-- DIRECTIONS --
Return only the lines from the top of the data down to the one that holds "v5_mk_val = [-9, -164, -246, -279, -295]", both included, without any pictures.

-- DATASET SECTION --
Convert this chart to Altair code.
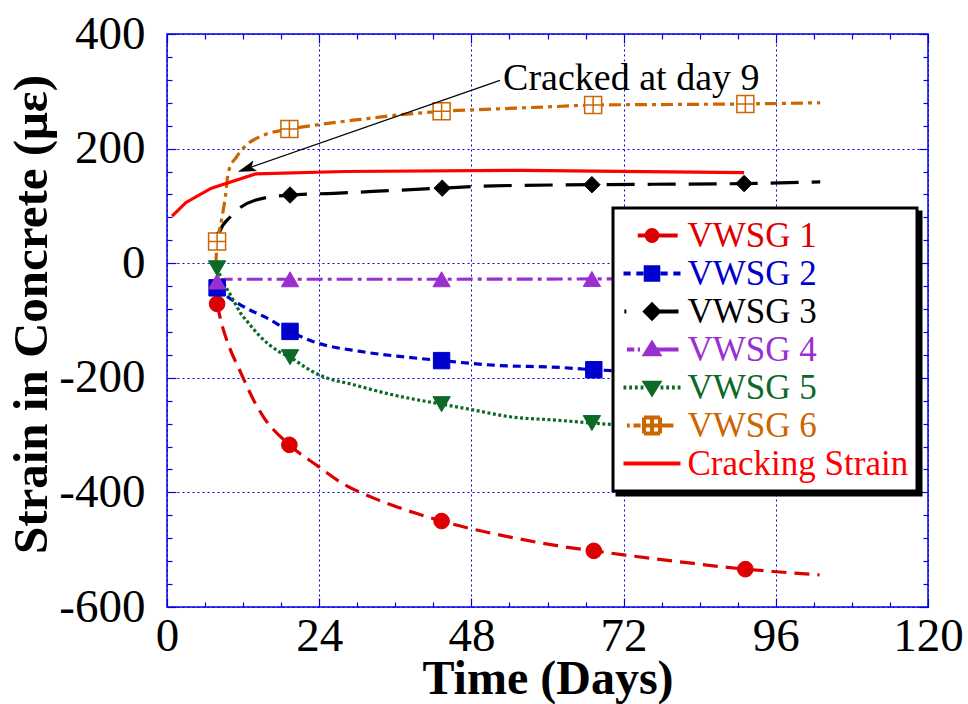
import math
import altair as alt
import pandas as pd

FONT = "Liberation Serif"
SERIES = ["VWSG 1", "VWSG 2", "VWSG 3", "VWSG 4", "VWSG 5", "VWSG 6", "Cracking Strain"]

# ---- data (days, strain in micro-strain) ----
v1_day = [7.9, 8.4, 10.1, 11.3, 13.9, 15.2, 19.3, 23.9, 27.6, 32.6, 39.4, 43.3, 47.8, 54.1, 61.5, 67.3, 72.0, 83.0, 91.2, 95.6, 102.9]
v1_val = [-71, -96, -154, -183, -244, -268, -317, -355, -384, -410, -437, -450, -463, -478, -493, -502, -509, -524, -534, -538, -544]
v1_mk_day = [7.9, 19.3, 43.3, 67.3, 91.2]
v1_mk_val = [-71, -317, -450, -502, -534]

v2_day = [7.9, 9.5, 12.1, 15.8, 19.4, 23.1, 30.5, 37.8, 43.3, 51.5, 62.0, 67.3, 80.0, 91.2, 103.0]
v2_val = [-43, -58, -76, -96, -119, -137, -154, -164, -170, -178, -182, -186, -190, -193, -196]
v2_mk_day = [7.9, 19.4, 43.3, 67.3, 91.2]
v2_mk_val = [-43, -119, -170, -186, -193]

v3_day = [7.9, 8.3, 10.0, 13.9, 19.4, 26.3, 35.7, 43.4, 51.5, 67.0, 80.0, 91.0, 103.0]
v3_val = [40, 55, 81, 110, 119, 122, 127, 131, 135, 137, 138, 139, 142]
v3_mk_day = [7.9, 19.4, 43.4, 67.0, 91.0]
v3_mk_val = [40, 119, 131, 137, 139]

v4_day = [7.9, 9.0, 19.4, 43.3, 67.0, 91.0, 103.0]
v4_val = [-32, -28, -28, -28, -27.5, -27, -27]
v4_mk_day = [7.9, 19.4, 43.3, 67.0, 91.0]
v4_mk_val = [-32, -28, -28, -27.5, -27]

v5_day = [7.9, 8.9, 10.0, 11.6, 12.9, 14.7, 17.6, 19.4, 22.6, 24.2, 29.4, 35.7, 43.3, 47.8, 54.1, 61.5, 67.0, 80.0, 91.0, 103.0]
v5_val = [-9, -34, -55, -87, -105, -128, -154, -164, -187, -196, -212, -230, -246, -255, -268, -274, -279, -288, -295, -300]
v5_mk_day = [7.9, 19.4, 43.3, 67.0, 91.0]
v5_mk_val = [-9, -164, -246, -279, -295]

v6_day = [7.7, 7.9, 8.4, 9.2, 9.7, 11.0, 12.6, 14.7, 19.3, 23.7, 30.5, 36.8, 43.3, 51.5, 61.5, 67.2, 80.0, 91.2, 103.0]
v6_val = [-3, 38, 64, 116, 160, 186, 207, 221, 234, 241.5, 251, 259, 265, 269, 273.5, 276, 277, 278, 280]
v6_mk_day = [7.9, 19.3, 43.3, 67.2, 91.2]
v6_mk_val = [38, 234, 265, 276, 278]

crack_day = [0.8, 3, 7, 14, 28, 56, 91]
crack_val = [82, 106, 131, 156, 160, 162, 158]

note_text = ["Cracked at day 9"]
note_day = [53.0]
note_val = [303]
arrow_tail = (52.5, 319)
arrow_tip = (11.3, 160)

x_major = [0, 24, 48, 72, 96, 120]
x_minor = list(range(0, 121, 6))
y_major = [-600, -400, -200, 0, 200, 400]
y_minor = list(range(-600, 401, 40))

# ---- styling ----
COLORS = {"VWSG 1": "#dd0000", "VWSG 2": "#0000cc", "VWSG 3": "#000000", "VWSG 4": "#9a2fd0",
          "VWSG 5": "#0b6a26", "VWSG 6": "#cc6600", "Cracking Strain": "#ff0000"}
DASHES = {"VWSG 1": [15, 8], "VWSG 2": [8, 5], "VWSG 3": [28, 13], "VWSG 4": [16, 5, 4, 5],
          "VWSG 5": [3, 2.5], "VWSG 6": [12, 5, 4, 5], "Cracking Strain": None}
BOX = "M-1,-1H1V1H-1Z M0,-1V1 M-1,0H1"
MARKERS = {"VWSG 1": ("circle", 246), "VWSG 2": ("square", 270), "VWSG 3": ("diamond", 270),
           "VWSG 4": ("triangle-up", 300), "VWSG 5": ("triangle-down", 300), "VWSG 6": (BOX, 289)}
AXIS_BLUE = "#0000ee"

W, H = 761, 573
PX_DAY = W / 120.0
PX_VAL = H / 1000.0

line_sets = {"VWSG 1": (v1_day, v1_val), "VWSG 2": (v2_day, v2_val), "VWSG 3": (v3_day, v3_val),
             "VWSG 4": (v4_day, v4_val), "VWSG 5": (v5_day, v5_val), "VWSG 6": (v6_day, v6_val),
             "Cracking Strain": (crack_day, crack_val)}
mk_sets = {"VWSG 1": (v1_mk_day, v1_mk_val), "VWSG 2": (v2_mk_day, v2_mk_val), "VWSG 3": (v3_mk_day, v3_mk_val),
           "VWSG 4": (v4_mk_day, v4_mk_val), "VWSG 5": (v5_mk_day, v5_mk_val), "VWSG 6": (v6_mk_day, v6_mk_val)}

rows = []
for s, (d, v) in line_sets.items():
    for i, (a, b) in enumerate(zip(d, v)):
        rows.append({"series": s, "day": a, "strain": b, "i": i})
lines_df = pd.DataFrame(rows)
mrows = []
for s, (d, v) in mk_sets.items():
    for a, b in zip(d, v):
        mrows.append({"series": s, "day": a, "strain": b})
marks_df = pd.DataFrame(mrows)

XS = alt.Scale(domain=[0, 120], nice=False, zero=False)
YS = alt.Scale(domain=[-600, 400], nice=False, zero=False)


def X(field="day", axis=None):
    return alt.X(f"{field}:Q", scale=XS, axis=axis)


def Y(field="strain", axis=None):
    return alt.Y(f"{field}:Q", scale=YS, axis=axis)


layers = []

# axis layers (empty data; only carry axes)
empty = pd.DataFrame({"day": [0.0], "strain": [0.0]})
main_x = alt.Axis(orient="bottom", values=x_major, grid=True, gridColor=AXIS_BLUE, gridDash=[2, 3], gridWidth=1,
                  ticks=False, tickSize=0, domain=False, labelFont=FONT, labelFontSize=47, labelColor="black",
                  labelPadding=6, labelFlush=False, labelOverlap=False, title="Time (Days)", titleFont=FONT,
                  titleFontSize=48, titleFontWeight="bold", titleColor="black", titleY=86,
                  titleBaseline="alphabetic")
main_y = alt.Axis(orient="left", values=y_major, grid=True, gridColor=AXIS_BLUE, gridDash=[2, 3], gridWidth=1,
                  ticks=False, tickSize=0, domain=False, labelFont=FONT, labelFontSize=47, labelColor="black",
                  labelPadding=22, labelFlush=False, labelOverlap=False, labelExpr="'' + datum.value",
                  title="Strain in Concrete (\u03bc\u03b5)", titleFont=FONT, titleFontSize=49,
                  titleFontWeight="bold", titleColor="black", titleAngle=270, titleX=-121, titleY=280,
                  titleAlign="center", titleBaseline="alphabetic")
layers.append(alt.Chart(empty).transform_filter("false").mark_point(opacity=0).encode(
    x=X(axis=main_x), y=Y(axis=main_y)))

xt = {"condition": {"test": "datum.value % 24 === 0", "value": 9}, "value": 5}
yt = {"condition": {"test": "datum.value % 200 === 0", "value": 9}, "value": 5}


def tick_axis(orient, values, size, offset):
    return alt.Axis(orient=orient, values=values, tickSize=size, offset=offset, labels=False, domain=False,
                    grid=False, title=None, tickColor=AXIS_BLUE, tickWidth=1.2)


# bottom edge ticks (top axis shifted to bottom) & left edge ticks (right axis shifted left)
layers.append(alt.Chart(empty).transform_filter("false").mark_point(opacity=0).encode(
    x=X(axis=tick_axis("top", x_minor, xt, -H)), y=Y(axis=tick_axis("right", y_minor, yt, -W))))
# top edge ticks & right edge ticks
layers.append(alt.Chart(empty).transform_filter("false").mark_point(opacity=0).encode(
    x=X(axis=tick_axis("bottom", x_minor, xt, -H)), y=Y(axis=tick_axis("left", y_minor, yt, -W))))

# data lines
for s in SERIES:
    kw = dict(color=COLORS[s], strokeWidth=3.2, interpolate="monotone" if s != "Cracking Strain" else "linear")
    if DASHES[s] is not None:
        kw["strokeDash"] = DASHES[s]
    layers.append(alt.Chart(lines_df).transform_filter(alt.datum.series == s).mark_line(**kw).encode(
        x=X(), y=Y(), order="i:Q"))

# markers
for s in SERIES[:6]:
    shp, sz = MARKERS[s]
    if s == "VWSG 6":
        mk = alt.Chart(marks_df).transform_filter(alt.datum.series == s).mark_point(
            shape=shp, size=sz, filled=True, fill="white", stroke=COLORS[s], strokeWidth=1.5, opacity=1)
    else:
        mk = alt.Chart(marks_df).transform_filter(alt.datum.series == s).mark_point(
            shape=shp, size=sz, filled=True, fill=COLORS[s], stroke=COLORS[s], strokeWidth=1, opacity=1)
    layers.append(mk.encode(x=X(), y=Y()))

# annotation
note_df = pd.DataFrame({"label": note_text, "day": note_day, "strain": note_val})
layers.append(alt.Chart(note_df).mark_text(font=FONT, fontSize=38, align="left", baseline="alphabetic",
                                           color="black").encode(x=X(), y=Y(), text="label:N"))
dx = (arrow_tip[0] - arrow_tail[0]) * PX_DAY
dy = -(arrow_tip[1] - arrow_tail[1]) * PX_VAL
plen = math.hypot(dx, dy)
ux, uy = dx / plen, dy / plen
head_len = 17.0
cx_px = -ux * head_len / 2
cy_px = -uy * head_len / 2
head_day = arrow_tip[0] + cx_px / PX_DAY
head_val = arrow_tip[1] - cy_px / PX_VAL
angle = math.degrees(math.atan2(dx, -dy)) % 360
arrow_df = pd.DataFrame({"day": [arrow_tail[0]], "strain": [arrow_tail[1]],
                         "day2": [head_day], "strain2": [head_val]})
layers.append(alt.Chart(arrow_df).mark_rule(color="black", strokeWidth=1.2).encode(
    x=X(), y=Y(), x2="day2:Q", y2="strain2:Q"))
head_df = pd.DataFrame({"day": [head_day], "strain": [head_val]})
layers.append(alt.Chart(head_df).mark_point(shape="M0,-1L0.6,1L0,0.55L-0.6,1Z", size=head_len ** 2,
                                            filled=True, fill="black", stroke="black", strokeWidth=0.5,
                                            opacity=1, angle=round(angle, 2)).encode(x=X(), y=Y()))

# legend layer (no marks drawn, carries the legend)
C = "M-{r},0A{r},{r} 0 1,0 {r},0A{r},{r} 0 1,0 -{r},0Z"
LEG_PATHS = [
    "M-0.5,0H0.9 " + C.format(r=0.19),
    "M-1,0H-0.75M-0.55,0H-0.3M0.3,0H0.55M0.75,0H1 M-0.22,-0.22H0.22V0.22H-0.22Z",
    "M-0.97,0H-0.9M0,0H0.93 M0,-0.24L0.24,0L0,0.24L-0.24,0Z",
    "M-0.88,0H-0.62M-0.5,0H-0.42M0,0H0.93 M0,-0.22L0.24,0.17L-0.24,0.17Z",
    "M-1,0H-0.9M-0.8,0H-0.7M-0.6,0H-0.5M-0.4,0H-0.3M0.3,0H0.4M0.5,0H0.6M0.7,0H0.8M0.9,0H1 M0,0.22L0.24,-0.17L-0.24,-0.17Z",
    "M-0.88,0H-0.78M-0.65,0H-0.4M0.28,0H0.75 M-0.28,-0.28H0.28M0.28,-0.28V0.28M0.28,0.28H-0.28M-0.28,0.28V-0.28M0,-0.28V0.28M-0.28,0H0.28",
    "M-1,0H1",
]
FILLS = [COLORS[s] for s in SERIES[:5]] + ["#ffffff", "transparent"]
STROKES = [COLORS[s] for s in SERIES]
label_expr = ""
for s in SERIES[:-1]:
    label_expr += f"datum.label == '{s}' ? '{COLORS[s]}' : "
label_expr += f"'{COLORS['Cracking Strain']}'"
LEG_SIZE = 57 * 57
LEG_X, LEG_Y, LEG_PAD, ROW_H = 446, 174, 8.5, 38
LABEL_FS = 35
common_leg = dict(title=None, orient="none", padding=LEG_PAD, rowPadding=0, clipHeight=ROW_H,
                  labelFont=FONT, labelFontSize=LABEL_FS, labelLimit=0, symbolSize=LEG_SIZE,
                  symbolStrokeWidth=4)
leg = alt.Legend(legendX=LEG_X, legendY=LEG_Y, fillColor="white", strokeColor="black", labelOffset=5,
                 labelColor={"expr": label_expr}, zindex=2, **common_leg)
legend_df = pd.DataFrame({"series": SERIES})
layers.append(alt.Chart(legend_df).transform_filter("false").mark_point(
    filled=True, opacity=1, size=LEG_SIZE, strokeWidth=4).encode(
    shape=alt.Shape("series:N", scale=alt.Scale(domain=SERIES, range=LEG_PATHS), legend=leg),
    fill=alt.Fill("series:N", scale=alt.Scale(domain=SERIES, range=FILLS), legend=leg),
    stroke=alt.Stroke("series:N", scale=alt.Scale(domain=SERIES, range=STROKES), legend=leg),
))

# drop shadow of the legend box: a second, all-black legend of the same size (no label text),
# offset a few pixels down and right
SHADOW_KEYS = [f"shadow {k}" for k in range(len(SERIES))]
widest_label_px = 6.305 * LABEL_FS  # width of "Cracking Strain" in a Times-metric serif
shadow_leg = alt.Legend(legendX=LEG_X + 4, legendY=LEG_Y + 4, fillColor="black", strokeColor="black",
                        labelColor="black", symbolFillColor="black", symbolStrokeColor="black",
                        labelExpr="''", labelOffset=5 + widest_label_px, zindex=1, **common_leg)
shadow_df = pd.DataFrame({"key": SHADOW_KEYS})
layers.append(alt.Chart(shadow_df).transform_filter("false").mark_point(
    filled=True, opacity=1, size=LEG_SIZE, color="black").encode(
    strokeDash=alt.StrokeDash("key:N", scale=alt.Scale(domain=SHADOW_KEYS, range=[[1, 0]] * len(SHADOW_KEYS)),
                              legend=shadow_leg),
))

chart = alt.layer(*layers).resolve_axis(x="independent", y="independent").properties(
    width=W, height=H, autosize=alt.AutoSizeParams(type="none"),
    padding={"left": 167, "top": 34, "right": 40, "bottom": 97},
).configure_view(stroke=AXIS_BLUE, strokeWidth=1.5).configure_legend(strokeWidth=3)

chart.save("out.html", embed_options={"renderer": "svg", "actions": False})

-- EXPECTED ANSWER --
Convert this chart to Altair code.
import math
import altair as alt
import pandas as pd

FONT = "Liberation Serif"
SERIES = ["VWSG 1", "VWSG 2", "VWSG 3", "VWSG 4", "VWSG 5", "VWSG 6", "Cracking Strain"]

# ---- data (days, strain in micro-strain) ----
v1_day = [7.9, 8.4, 10.1, 11.3, 13.9, 15.2, 19.3, 23.9, 27.6, 32.6, 39.4, 43.3, 47.8, 54.1, 61.5, 67.3, 72.0, 83.0, 91.2, 95.6, 102.9]
v1_val = [-71, -96, -154, -183, -244, -268, -317, -355, -384, -410, -437, -450, -463, -478, -493, -502, -509, -524, -534, -538, -544]
v1_mk_day = [7.9, 19.3, 43.3, 67.3, 91.2]
v1_mk_val = [-71, -317, -450, -502, -534]

v2_day = [7.9, 9.5, 12.1, 15.8, 19.4, 23.1, 30.5, 37.8, 43.3, 51.5, 62.0, 67.3, 80.0, 91.2, 103.0]
v2_val = [-43, -58, -76, -96, -119, -137, -154, -164, -170, -178, -182, -186, -190, -193, -196]
v2_mk_day = [7.9, 19.4, 43.3, 67.3, 91.2]
v2_mk_val = [-43, -119, -170, -186, -193]

v3_day = [7.9, 8.3, 10.0, 13.9, 19.4, 26.3, 35.7, 43.4, 51.5, 67.0, 80.0, 91.0, 103.0]
v3_val = [40, 55, 81, 110, 119, 122, 127, 131, 135, 137, 138, 139, 142]
v3_mk_day = [7.9, 19.4, 43.4, 67.0, 91.0]
v3_mk_val = [40, 119, 131, 137, 139]

v4_day = [7.9, 9.0, 19.4, 43.3, 67.0, 91.0, 103.0]
v4_val = [-32, -28, -28, -28, -27.5, -27, -27]
v4_mk_day = [7.9, 19.4, 43.3, 67.0, 91.0]
v4_mk_val = [-32, -28, -28, -27.5, -27]

v5_day = [7.9, 8.9, 10.0, 11.6, 12.9, 14.7, 17.6, 19.4, 22.6, 24.2, 29.4, 35.7, 43.3, 47.8, 54.1, 61.5, 67.0, 80.0, 91.0, 103.0]
v5_val = [-9, -34, -55, -87, -105, -128, -154, -164, -187, -196, -212, -230, -246, -255, -268, -274, -279, -288, -295, -300]
v5_mk_day = [7.9, 19.4, 43.3, 67.0, 91.0]
v5_mk_val = [-9, -164, -246, -279, -295]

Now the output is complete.